▶ [TASK STATEMENT]: Print the listing as it stands, omitting all images.

===== GIVEN MATERIAL =====

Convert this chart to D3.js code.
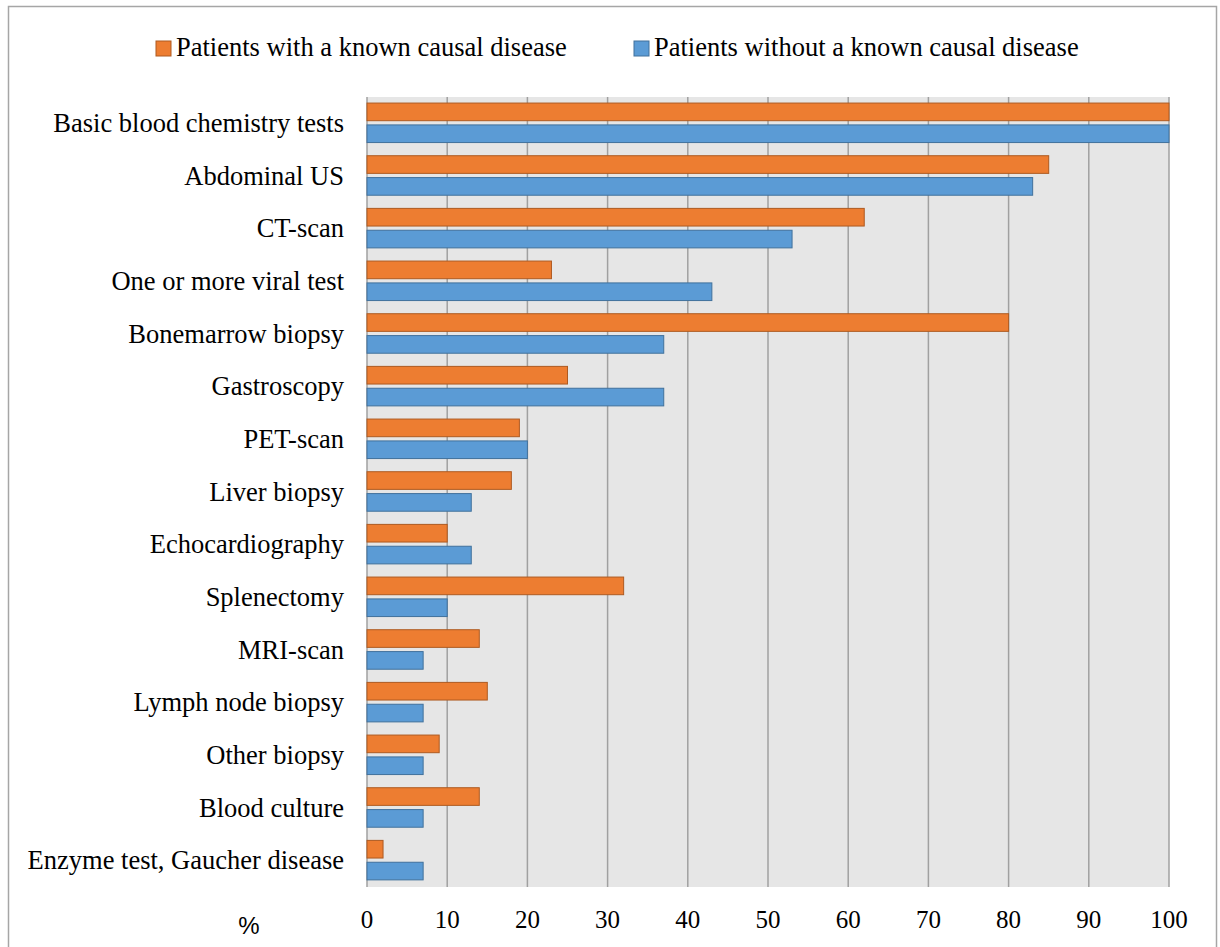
<!DOCTYPE html>
<html lang="en">
<head>
  <meta charset="UTF-8">
  <title>Diagnostic tests</title>
  <script src="https://d3js.org/d3.v7.min.js"></script>
  <style>
    body {
      margin: 0;
      padding: 0;
      background: #fff;
    }
    svg text {
      font-family: 'Liberation Serif', 'Times New Roman', serif;
      fill: #000;
    }
  </style>
</head>
<body>
  <svg id="chart" width="1220" height="947"></svg>
  <script>
    // Données (%)
    const categories = [
      "Basic blood chemistry tests",
      "Abdominal US",
      "CT-scan",
      "One or more viral test",
      "Bonemarrow biopsy",
      "Gastroscopy",
      "PET-scan",
      "Liver biopsy",
      "Echocardiography",
      "Splenectomy",
      "MRI-scan",
      "Lymph node biopsy",
      "Other biopsy",
      "Blood culture",
      "Enzyme test, Gaucher disease"
    ];
    const withCause = [100, 85, 62, 23, 80, 25, 19, 18, 10, 32, 14, 15, 9, 14, 2];
    const withoutCause = [100, 83, 53, 43, 37, 37, 20, 13, 13, 10, 7, 7, 7, 7, 7];
    const seriesNames = ["Patients with a known causal disease", "Patients without a known causal disease"];
    const xTicks = [0, 10, 20, 30, 40, 50, 60, 70, 80, 90, 100];

    const colors = ["#ED7D31", "#5B9BD5"];
    const strokes = ["#AE5A21", "#41719C"];

    const svg = d3.select('#chart');

    // cadre
    svg.append('rect')
      .attr('x', 8.5).attr('y', 6.5)
      .attr('width', 1208).attr('height', 950)
      .attr('fill', 'none')
      .attr('stroke', '#a6a6a6')
      .attr('stroke-width', 1.5);

    const plot = { left: 367, right: 1169, top: 97, bottom: 887 };

    const x = d3.scaleLinear()
      .domain([0, 100])
      .range([plot.left, plot.right]);

    const y = d3.scaleBand()
      .domain(categories)
      .range([plot.top, plot.bottom]);

    // fond de la zone de tracé
    svg.append('rect')
      .attr('x', plot.left).attr('y', plot.top)
      .attr('width', plot.right - plot.left)
      .attr('height', plot.bottom - plot.top)
      .attr('fill', '#e6e6e6');

    // grille verticale
    svg.append('g')
      .selectAll('line')
      .data(xTicks)
      .enter()
      .append('line')
      .attr('x1', d => x(d)).attr('x2', d => x(d))
      .attr('y1', plot.top).attr('y2', plot.bottom)
      .attr('stroke', '#a0a0a0')
      .attr('stroke-width', 1.5);

    // barres
    const band = y.bandwidth();
    const barH = band * 0.335;
    const offsets = [band * 0.115, band * 0.53];

    [withCause, withoutCause].forEach((values, s) => {
      svg.append('g')
        .selectAll('rect')
        .data(values)
        .enter()
        .append('rect')
        .attr('x', x(0))
        .attr('y', (d, i) => y(categories[i]) + offsets[s])
        .attr('width', d => x(d) - x(0))
        .attr('height', barH)
        .attr('fill', colors[s])
        .attr('stroke', strokes[s])
        .attr('stroke-width', 1);
    });

    // étiquettes des catégories
    svg.append('g')
      .selectAll('text')
      .data(categories)
      .enter()
      .append('text')
      .attr('x', 344)
      .attr('y', d => y(d) + band / 2 + 8.5)
      .attr('text-anchor', 'end')
      .style('font-size', '26.5px')
      .text(d => d);

    // graduations de l'axe x
    svg.append('g')
      .selectAll('text')
      .data(xTicks)
      .enter()
      .append('text')
      .attr('x', d => x(d))
      .attr('y', 928)
      .attr('text-anchor', 'middle')
      .style('font-size', '25px')
      .text(d => d);

    svg.append('text')
      .attr('x', 249)
      .attr('y', 934)
      .attr('text-anchor', 'middle')
      .style('font-family', "'Liberation Sans', Arial, sans-serif")
      .style('font-size', '24px')
      .text('%');

    // légende
    const legendX = [156, 634];
    seriesNames.forEach((name, s) => {
      svg.append('rect')
        .attr('x', legendX[s]).attr('y', 41)
        .attr('width', 15).attr('height', 15)
        .attr('fill', colors[s])
        .attr('stroke', strokes[s]);
      svg.append('text')
        .attr('x', legendX[s] + 20)
        .attr('y', 56)
        .style('font-size', '26.5px')
        .text(name);
    });
  </script>
</body>
</html>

=====

▶ [THE ANSWER]:
Convert this chart to D3.js code.
<!DOCTYPE html>
<html lang="en">
<head>
  <meta charset="UTF-8">
  <title>Diagnostic tests</title>
  <script src="https://d3js.org/d3.v7.min.js"></script>
  <style>
    body {
      margin: 0;
      padding: 0;
      background: #fff;
    }
    svg text {
      font-family: 'Liberation Serif', 'Times New Roman', serif;
      fill: #000;
    }
  </style>
</head>
<body>
  <svg id="chart" width="1220" height="947"></svg>
  <script>
    // Données (%)
    const categories = [
      "Basic blood chemistry tests",
      "Abdominal US",
      "CT-scan",
      "One or more viral test",
      "Bonemarrow biopsy",
      "Gastroscopy",
      "PET-scan",
      "Liver biopsy",
      "Echocardiography",
      "Splenectomy",
      "MRI-scan",
      "Lymph node biopsy",
      "Other biopsy",
      "Blood culture",
      "Enzyme test, Gaucher disease"
    ];
    const withCause = [100, 85, 62, 23, 80, 25, 19, 18, 10, 32, 14, 15, 9, 14, 2];
    const withoutCause = [100, 83, 53, 43, 37, 37, 20, 13, 13, 10, 7, 7, 7, 7, 7];
    const seriesNames = ["Patients with a known causal disease", "Patients without a known causal disease"];
    const xTicks = [0, 10, 20, 30, 40, 50, 60, 70, 80, 90, 100];

    const colors = ["#ED7D31", "#5B9BD5"];
    const strokes = ["#AE5A21", "#41719C"];

    const svg = d3.select('#chart');

    // cadre
    svg.append('rect')
      .attr('x', 8.5).attr('y', 6.5)
      .attr('width', 1208).attr('height', 950)
      .attr('fill', 'none')
      .attr('stroke', '#a6a6a6')
      .attr('stroke-width', 1.5);

    const plot = { left: 367, right: 1169, top: 97, bottom: 887 };

    const x = d3.scaleLinear()
      .domain([0, 100])
      .range([plot.left, plot.right]);

    const y = d3.scaleBand()
      .domain(categories)
      .range([plot.top, plot.bottom]);

    // fond de la zone de tracé
    svg.append('rect')
      .attr('x', plot.left).attr('y', plot.top)
      .attr('width', plot.right - plot.left)
      .attr('height', plot.bottom - plot.top)
      .attr('fill', '#e6e6e6');

    // grille verticale
    svg.append('g')
      .selectAll('line')
      .data(xTicks)
      .enter()
      .append('line')
      .attr('x1', d => x(d)).attr('x2', d => x(d))
      .attr('y1', plot.top).attr('y2', plot.bottom)
      .attr('stroke', '#a0a0a0')
      .attr('stroke-width', 1.5);

    // barres
    const band = y.bandwidth();
    const barH = band * 0.335;
    const offsets = [band * 0.115, band * 0.53];

    [withCause, withoutCause].forEach((values, s) => {
      svg.append('g')
        .selectAll('rect')
        .data(values)
        .enter()
        .append('rect')
        .attr('x', x(0))
        .attr('y', (d, i) => y(categories[i]) + offsets[s])
        .attr('width', d => x(d) - x(0))
        .attr('height', barH)
        .attr('fill', colors[s])
        .attr('stroke', strokes[s])
        .attr('stroke-width', 1);
    });

    // étiquettes des catégories
    svg.append('g')
      .selectAll('text')
      .data(categories)
      .enter()
      .append('text')
      .attr('x', 344)
      .attr('y', d => y(d) + band / 2 + 8.5)
      .attr('text-anchor', 'end')
      .style('font-size', '26.5px')
      .text(d => d);

    // graduations de l'axe x
    svg.append('g')
      .selectAll('text')
      .data(xTicks)
      .enter()
      .append('text')
      .attr('x', d => x(d))
      .attr('y', 928)
      .attr('text-anchor', 'middle')
      .style('font-size', '25px')
      .text(d => d);

    svg.append('text')
      .attr('x', 249)
      .attr('y', 934)
      .attr('text-anchor', 'middle')
      .style('font-family', "'Liberation Sans', Arial, sans-serif")
      .style('font-size', '24px')
      .text('%');

    // légende
    const legendX = [156, 634];
    seriesNames.forEach((name, s) => {
      svg.append('rect')
        .attr('x', legendX[s]).attr('y', 41)
        .attr('width', 15).attr('height', 15)
        .attr('fill', colors[s])
        .attr('stroke', strokes[s]);
      svg.append('text')
        .attr('x', legendX[s] + 20)
        .attr('y', 56)
        .style('font-size', '26.5px')
        .text(name);
    });
  </script>
</body>
</html>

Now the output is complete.